TASK DIRECTIONS: Print exactly the lines from the first one down to the line that contains "from matplotlib.patches import Rectangle", both included, and skip the pictures.

INFORMATION SHOWN:

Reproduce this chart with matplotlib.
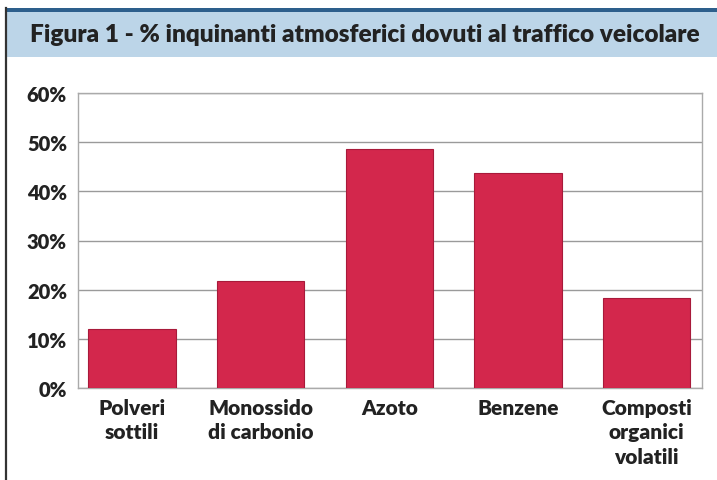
import matplotlib.pyplot as plt
from matplotlib.patches import Rectangle

categorie = ["Polveri\nsottili", "Monossido\ndi carbonio", "Azoto", "Benzene",
             "Composti\norganici\nvolatili"]
percentuali = [12, 21.7, 48.6, 43.8, 18.4]
tick_y = [0, 10, 20, 30, 40, 50, 60]
titolo = "Figura 1 - % inquinanti atmosferici dovuti al traffico veicolare"

plt.rcParams['font.family'] = ['Lato', 'DejaVu Sans']

W, H = 717, 481
fig = plt.figure(figsize=(W / 100, H / 100), dpi=100)
fig.patch.set_facecolor("white")

# intestazione azzurra con filetto blu
fig.patches.append(Rectangle((5 / W, 1 - 58 / H), 1 - 5 / W, 46 / H,
                             transform=fig.transFigure, facecolor="#bcd5e8",
                             edgecolor="none", zorder=0))
fig.patches.append(Rectangle((5 / W, 1 - 13 / H), 1 - 5 / W, 4 / H,
                             transform=fig.transFigure, facecolor="#2d5f8c",
                             edgecolor="none", zorder=1))
# bordo sinistro
fig.lines.append(plt.Line2D([5.5 / W, 5.5 / W], [0, 1 - 9 / H],
                            transform=fig.transFigure, color="#333333", lw=1.6))

fig.text(365 / W, 1 - 35 / H, titolo, ha="center", va="center",
         fontsize=17.6, fontweight="heavy", color="#222222")

ax = fig.add_axes([78 / W, (H - 389) / H, 624 / W, 295 / H])
x = range(len(categorie))
ax.bar(x, percentuali, width=0.68, color="#d3274c", edgecolor="#a81a3a",
       linewidth=0.8, zorder=3)

ax.set_ylim(0, 60)
ax.set_xlim(-0.42, 4.43)
ax.set_yticks(tick_y)
ax.set_yticklabels([f"{v}%" for v in tick_y])
ax.set_xticks(list(x))
ax.set_xticklabels(categorie, linespacing=1.35)
ax.yaxis.grid(True, color="#9a9a9a", lw=1.0, zorder=0)
ax.tick_params(axis="y", length=0, labelsize=14.5, colors="#222222", pad=8)
ax.tick_params(axis="x", length=0, labelsize=15, colors="#222222", pad=7)
for lab in ax.get_xticklabels() + ax.get_yticklabels():
    lab.set_fontweight("heavy")
for s in ax.spines.values():
    s.set_color("#aaaaaa")
    s.set_linewidth(1.0)

fig.savefig("out.png", dpi=100)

ANSWER TO THE TASK:
Reproduce this chart with matplotlib.
import matplotlib.pyplot as plt
from matplotlib.patches import Rectangle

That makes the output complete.